UCLA rooters chanted, "Transfer! Transfer!" when Lewis was at the free-throw line in a recent game at Pauley Pavilion.

And the Gold Sheet, a national betting publication, speculated that Lewis may transfer to UC Irvine.

"Those rumors will never stop because of Tom's high visibility," said Barrett, who rarely misses a USC practice. "More than half the people who write these things, we haven't even talked to. He's not leaving USC as far as I'm concerned. I know what he's going to do."

Morrison said that he hears such rumors frequently, adding: "Highly recruited kids with high visibility are often subject to the rumors put out by evil people."

So Lewis will now have to ride out the storm of innuendoes.

Lewis is from Boston, where his parents were divorced when he was a small boy. His mother remarried and the original family split up. An older brother stayed in Boston with his father. His mother, Judy, and her new husband, Peter Yanover, moved to Orange County along with Tom and his sister.

"I haven't been in contact with my father since I was 7 years old," Lewis said. "He never expressed any interest in me. He thought that if I wanted to see him, I should come to him. My brother and sister have maintained contact with him, though."

Lewis was going into eighth grade when he came West. Barrett, an assistant coach at Capistrano Valley High in Mission Viejo at the time, recalls the first time he saw Lewis.

"He was playing on a Dana Hills all-star team and he didn't say two words to me," Barrett said.

But Barrett saw something in Lewis that set him apart. "He was a hard-nosed kid out of Boston who would go after anyone," Barrett said. "He was thin, but he could play. He ran like a deer and dove for loose balls."

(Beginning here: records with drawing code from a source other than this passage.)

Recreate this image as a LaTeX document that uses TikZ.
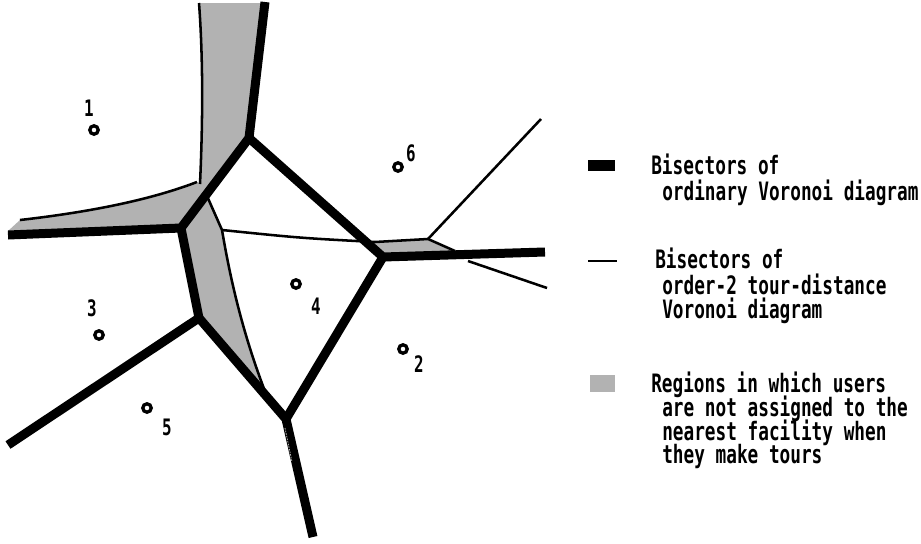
\documentclass[tikz,border=0pt]{standalone}
\usepackage{fontspec}
\newfontfamily\legfont{DejaVu Sans Mono}[FakeStretch=0.70]
\definecolor{dotgray}{gray}{0.70}
\begin{document}
\begin{tikzpicture}[x=0.75pt,y=-0.75pt,
  voro/.style={line width=6.75pt,line join=miter},
  tour/.style={line width=1.9pt,line join=round},
  shade/.style={fill=dotgray,draw=none},
  site/.style={circle,draw,line width=2.5pt,minimum size=6.3pt,inner sep=0pt},
  lab/.style={inner sep=0pt,font=\legfont\bfseries\fontsize{17}{18}\selectfont},
  legtext/.style={anchor=base west,inner sep=0pt,font=\legfont\bfseries\fontsize{19}{21}\selectfont}]
\useasboundingbox (0,0) rectangle (921,543);
\fill[white] (0,0) rectangle (921,543);

% vertices of the ordinary Voronoi diagram
\coordinate (A) at (249,138);
\coordinate (B) at (383,257);
\coordinate (C) at (181,228);
\coordinate (D) at (199,318);
\coordinate (E) at (286,419);
\coordinate (topend) at (265,2);
\coordinate (leftend) at (8,235);
\coordinate (llend) at (8,445);
\coordinate (rend) at (545,252);
\coordinate (botend) at (313,537);

% vertices of the order-2 tour-distance diagram
\coordinate (P) at (222,230);
\coordinate (Q) at (428,239);
\coordinate (tr) at (541,119);
\coordinate (brs) at (468,261);
\coordinate (br) at (547,288);

% shaded regions
\fill[shade] (199,3) .. controls (204,70) and (202,140) .. (200,184)
  -- (214,190) -- (A) -- (263,3) -- cycle;
\fill[shade] (8,231) -- (20,220) .. controls (90,212) and (150,200) .. (197,182)
  -- (214,188) -- (C) -- (leftend) -- cycle;
\fill[shade] (207,196) -- (P) .. controls (228,265) and (240,330) .. (270,404)
  -- (D) -- (C) -- (204,190) -- cycle;
\fill[shade] (372,242) -- (Q) -- (455,251) -- (400,257) -- (380,256) -- cycle;

% bisectors of the order-2 tour-distance diagram
\draw[tour] (199,3) .. controls (204,70) and (202,140) .. (200,184);
\draw[tour] (20,220) .. controls (90,212) and (150,200) .. (197,182);
\draw[tour] (207,196) -- (P) .. controls (228,265) and (240,330) .. (270,404);
\draw[tour] (P) .. controls (300,238) .. (375,242) -- (Q) -- (455,251);
\draw[tour] (Q) -- (tr);
\draw[tour] (brs) -- (br);

% bisectors of the ordinary Voronoi diagram
\draw[voro] (topend) -- (A) -- (C) -- (leftend);
\draw[voro] (A) -- (B) -- (rend);
\draw[voro] (C) -- (D) -- (llend);
\draw[voro] (D) -- (E) -- (botend);
\draw[voro] (B) -- (E);
\draw[dotgray,line width=0.6pt,dash pattern=on 1.2pt off 0.8pt] (285,428) -- (292,462);

% facilities
\node[site] (s1) at (94,130) {};
\node[site] (s2) at (403,349) {};
\node[site] (s3) at (99,335) {};
\node[site] (s4) at (296,284) {};
\node[site] (s5) at (147,408) {};
\node[site] (s6) at (398,167) {};
\node[lab] (l1) at (89,108) {1};
\node[lab] (l2) at (419,364) {2};
\node[lab] (l3) at (92,308) {3};
\node[lab] (l4) at (316,306) {4};
\node[lab] (l5) at (167,427) {5};
\node[lab] (l6) at (411,153) {6};

% legend
\fill (588,160) rectangle (615,171);
\draw[line width=1.5pt] (588,261) -- (617,261);
\fill[dotgray] (590,375) rectangle (615,392);
\node[legtext] (a1) at (651,174) {Bisectors of};
\node[legtext] (a2) at (662,200) {ordinary Voronoi diagram};
\node[legtext] (b1) at (655,268) {Bisectors of};
\node[legtext] (b2) at (662,294) {order-2 tour-distance};
\node[legtext] (b3) at (662,318) {Voronoi diagram};
\node[legtext] (c1) at (651,392) {Regions in which users};
\node[legtext] (c2) at (662,416) {are not assigned to the};
\node[legtext] (c3) at (662,440) {nearest facility when};
\node[legtext] (c4) at (662,463) {they make tours};
\end{tikzpicture}
\end{document}
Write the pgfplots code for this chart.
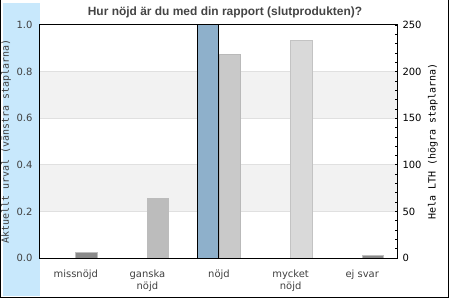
\documentclass[border=0pt]{standalone}
\usepackage{pgfplots}
\pgfplotsset{compat=1.18}
\usepackage{fontspec}
\setmainfont{DejaVu Sans}
\setmonofont{DejaVu Sans Mono}
\newfontfamily\titlefont{Liberation Sans}
\definecolor{band}{HTML}{C8E8FC}
\definecolor{bandgray}{HTML}{F2F2F2}
\definecolor{gridgray}{HTML}{E0E0E0}
\definecolor{barblue}{HTML}{8EB0CB}
\definecolor{tickgray}{HTML}{404040}
\definecolor{titlegray}{HTML}{444444}
\definecolor{gA}{HTML}{8A8A8A}
\definecolor{gAb}{HTML}{BEBEBE}
\definecolor{gB}{HTML}{BCBCBC}
\definecolor{gC}{HTML}{C9C9C9}
\definecolor{gCb}{HTML}{B9B9B9}
\definecolor{gD}{HTML}{D9D9D9}
\definecolor{gDb}{HTML}{C3C3C3}
\begin{document}
\begin{tikzpicture}
\useasboundingbox (-40bp,-42bp) rectangle (410bp,258bp);
\fill[band] (-37bp,-38bp) rectangle (0,255bp);
\draw[black, line width=0.8bp] (-39.6bp,258bp) -- (-39.6bp,-39.5bp) -- (408.4bp,-39.5bp) -- (408.4bp,258bp);
\begin{axis}[
  at={(0,0)}, anchor=south west, scale only axis,
  width=358bp, height=233bp,
  xmin=-0.5, xmax=4.5, ymin=0, ymax=1,
  xtick={0,1,2,3,4},
  xticklabels={missnöjd,{ganska\\nöjd},nöjd,{mycket\\nöjd},ej svar},
  xticklabel style={align=center, font=\fontsize{10}{12}\selectfont, text=tickgray, yshift=-8bp},
  ytick={0,0.2,0.4,0.6,0.8,1},
  yticklabel style={font=\fontsize{10}{11}\selectfont, text=tickgray, xshift=-4bp, /pgf/number format/.cd, fixed, fixed zerofill, precision=1, assume math mode=true},
  major tick length=0pt,
  axis line style={line width=1bp},
  clip=false,
]
\fill[bandgray] (axis cs:-0.5,0.2) rectangle (axis cs:4.5,0.4);
\fill[bandgray] (axis cs:-0.5,0.6) rectangle (axis cs:4.5,0.8);
\draw[gridgray, line width=0.8bp] (axis cs:-0.5,0.2) -- (axis cs:4.5,0.2);
\draw[gridgray, line width=0.8bp] (axis cs:-0.5,0.4) -- (axis cs:4.5,0.4);
\draw[gridgray, line width=0.8bp] (axis cs:-0.5,0.6) -- (axis cs:4.5,0.6);
\draw[gridgray, line width=0.8bp] (axis cs:-0.5,0.8) -- (axis cs:4.5,0.8);
\addplot[ybar, bar width=0.3, bar shift=-0.15, fill=barblue, draw=black, line width=1bp] coordinates {(2,1)};
\end{axis}
\begin{axis}[
  at={(0,0)}, anchor=south west, scale only axis,
  width=358bp, height=233bp,
  xmin=-0.5, xmax=4.5, ymin=0, ymax=250,
  axis y line*=right, axis x line=none,
  ytick={0,50,100,150,200,250},
  minor ytick={10,20,30,40,60,70,80,90,110,120,130,140,160,170,180,190,210,220,230,240},
  tick align=inside, major tick length=3bp, minor tick length=3bp,
  tick style={black, line width=0.6bp},
  yticklabel style={font=\fontsize{10}{11}\selectfont, text=black, xshift=1bp, /pgf/number format/assume math mode=true},
  axis line style={line width=1bp},
]
\addplot[ybar, bar width=0.3, bar shift=0.15, fill=gA, draw=gAb, line width=0.8bp] coordinates {(0,6)};
\addplot[ybar, bar width=0.3, bar shift=0.15, fill=gB, draw=gB, line width=0.8bp] coordinates {(1,64)};
\addplot[ybar, bar width=0.3, bar shift=0.15, fill=gC, draw=gCb, line width=0.8bp] coordinates {(2,218)};
\addplot[ybar, bar width=0.3, bar shift=0.15, fill=gD, draw=gDb, line width=0.8bp] coordinates {(3,234)};
\addplot[ybar, bar width=0.3, bar shift=0.15, fill=gA, draw=gAb, line width=0.8bp] coordinates {(4,3)};
\end{axis}
\node[text=titlegray, font=\titlefont\bfseries\fontsize{12}{14}\selectfont] at (185bp,246bp) {Hur nöjd är du med din rapport (slutprodukten)?};
\node[rotate=90, font=\ttfamily\fontsize{10}{12}\selectfont, text=tickgray] at (-34bp,116.5bp) {Aktuellt urval (vänstra staplarna)};
\node[rotate=90, font=\ttfamily\fontsize{10}{12}\selectfont, text=black] at (393bp,116.5bp) {Hela LTH (högra staplarna)};
\end{tikzpicture}
\end{document}
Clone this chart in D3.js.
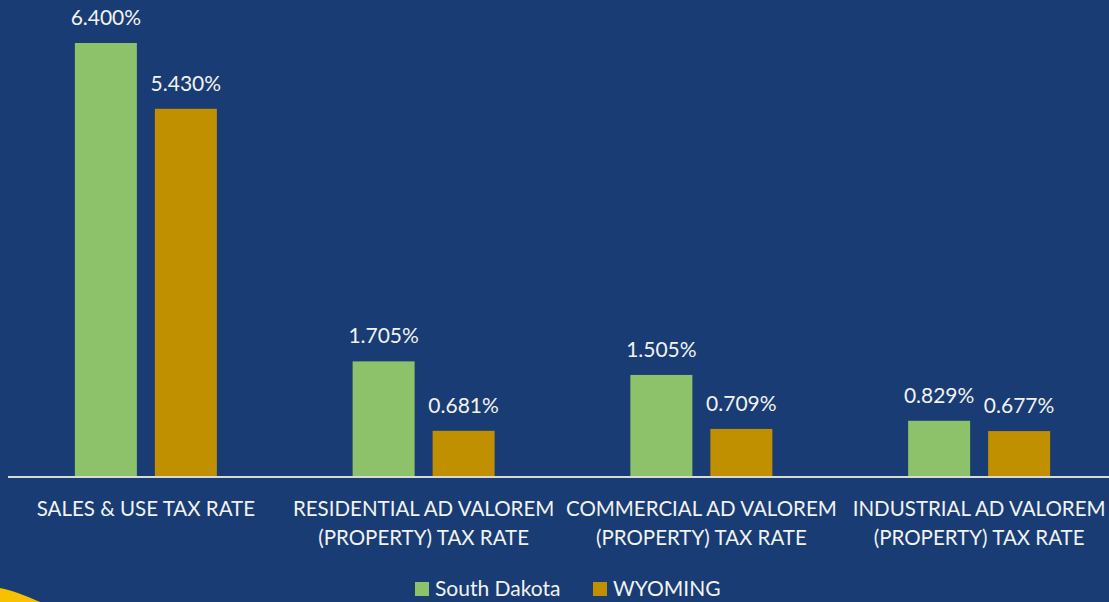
<!DOCTYPE html>
<html>
<head>
<meta charset="utf-8">
<script src="https://cdn.jsdelivr.net/npm/d3@7"></script>
<style>
  body { margin: 0; background: #183c73; }
  svg { display: block; }
  text { font-family: Lato, "Open Sans", sans-serif; fill: #f2f2f2; }
</style>
</head>
<body>
<svg id="chart"></svg>
<script>
// data
var categories = [
  ["SALES & USE TAX RATE"],
  ["RESIDENTIAL AD VALOREM", "(PROPERTY) TAX RATE"],
  ["COMMERCIAL AD VALOREM", "(PROPERTY) TAX RATE"],
  ["INDUSTRIAL AD VALOREM", "(PROPERTY) TAX RATE"]
];
var seriesNames = ["South Dakota", "WYOMING"];
var southDakota = [6.400, 1.705, 1.505, 0.829];
var wyoming = [5.430, 0.681, 0.709, 0.677];
var colors = ["#8dc26b", "#c09000"];

var width = 1109, height = 602;
var baseY = 477, plotLeft = 7, plotRight = 1118;

var svg = d3.select("#chart").attr("width", width).attr("height", height);

svg.append("rect").attr("width", width).attr("height", height).attr("fill", "#183c73");

// little yellow swoosh in the corner
svg.append("path")
  .attr("d", "M0,588 C12,590 26,596 40,602 L0,602 Z")
  .attr("fill", "#f7c100");

var x0 = d3.scaleBand()
  .domain(d3.range(categories.length))
  .range([plotLeft, plotRight])
  .paddingInner(0)
  .paddingOuter(0);

var x1 = d3.scaleBand()
  .domain(d3.range(seriesNames.length))
  .range([0, 142])
  .paddingInner(18 / 80)
  .paddingOuter(0);

var y = d3.scaleLinear().domain([0, 6.4]).range([baseY, 43]);

var groupOffset = (x0.bandwidth() - 142) / 2;

var rows = categories.map(function(c, i) {
  return [southDakota[i], wyoming[i]];
});

var group = svg.selectAll("g.cat")
  .data(rows)
  .enter().append("g")
  .attr("class", "cat")
  .attr("transform", function(d, i) { return "translate(" + (x0(i) + groupOffset) + ",0)"; });

group.selectAll("rect")
  .data(function(d) { return d; })
  .enter().append("rect")
  .attr("x", function(d, j) { return x1(j); })
  .attr("y", function(d) { return y(d); })
  .attr("width", x1.bandwidth())
  .attr("height", function(d) { return baseY - y(d); })
  .attr("fill", function(d, j) { return colors[j]; });

group.selectAll("text.val")
  .data(function(d) { return d; })
  .enter().append("text")
  .attr("class", "val")
  .attr("x", function(d, j) { return x1(j) + x1.bandwidth() / 2; })
  .attr("y", function(d) { return y(d) - 18; })
  .attr("text-anchor", "middle")
  .attr("font-size", 21)
  .text(function(d) { return d.toFixed(3) + "%"; });

// baseline
svg.append("line")
  .attr("x1", 8).attr("x2", width)
  .attr("y1", baseY).attr("y2", baseY)
  .attr("stroke", "#d9d9d9")
  .attr("stroke-width", 2);

// category labels
var catLabel = svg.selectAll("text.cat")
  .data(categories)
  .enter().append("text")
  .attr("class", "cat")
  .attr("text-anchor", "middle")
  .attr("font-size", 20.5)
  .attr("transform", function(d, i) { return "translate(" + (x0(i) + x0.bandwidth() / 2) + ",516)"; });

catLabel.selectAll("tspan")
  .data(function(d) { return d; })
  .enter().append("tspan")
  .attr("x", 0)
  .attr("dy", function(d, k) { return k == 0 ? 0 : 29; })
  .text(function(d) { return d; });

// legend
var legend = svg.append("g").attr("transform", "translate(415,0)");
var legendX = [0, 178];
seriesNames.forEach(function(name, j) {
  legend.append("rect")
    .attr("x", legendX[j]).attr("y", 582)
    .attr("width", 14).attr("height", 14)
    .attr("fill", colors[j]);
  legend.append("text")
    .attr("x", legendX[j] + 20).attr("y", 596)
    .attr("font-size", 21)
    .text(name);
});
</script>
</body>
</html>
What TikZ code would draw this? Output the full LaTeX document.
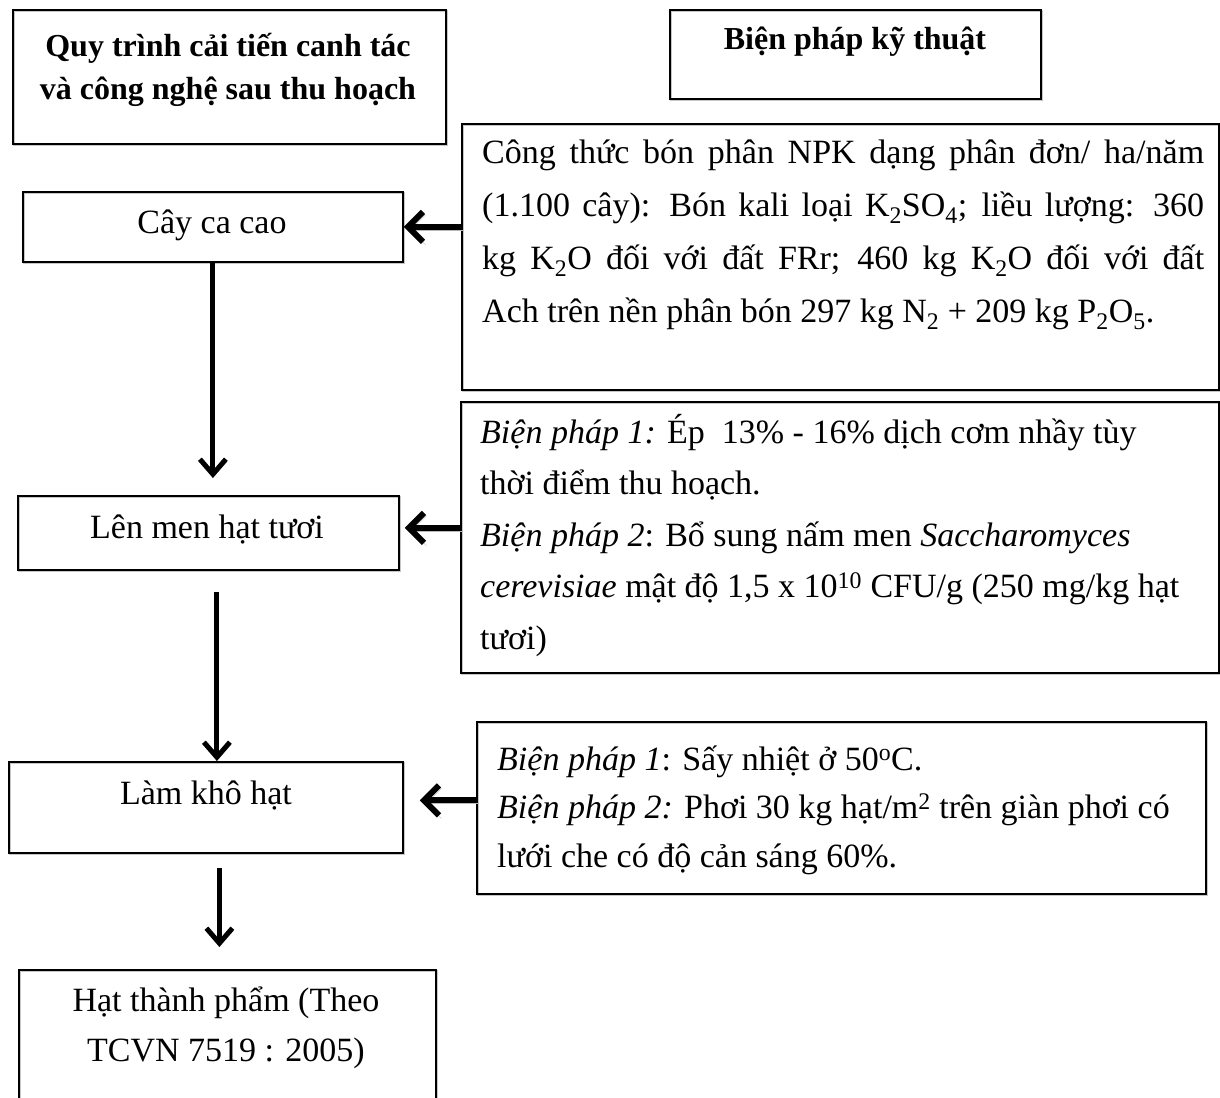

Barrett showed an interest in Lewis, and the youngster responded. Their relationship flourished as Barrett took Lewis to summer league games, counseled him about basketball and encouraged him to study.

Lewis played on Capistrano Valley's sophomore team as a freshman, but then Barrett got an opportunity to become an assistant coach at Mater Dei and took it.

It wasn't surprising when Lewis followed Barrett to Mater Dei, given their close relationship. But it created a controversy later.

"After his sophomore season at Mater Dei, Capo Valley took Tom before the CIF rules committee and said I illegally recruited him," Barrett said.

"We won that case but now everybody was looking at me as if I was a crook. What is forgotten is that when Tom first went to high school, he was 6-3 and 145 pounds and no one had ever heard of him."

These days, Barrett, who played at Cypress College before earning a letter at San Jose State in 1975, is a bachelor father.

Lewis left his mother and stepfather early in his sophomore season to live with Barrett and his parents in Garden Grove. Peter and Judy Yanover subsequently moved to Phoenix, where Lewis visits them occasionally.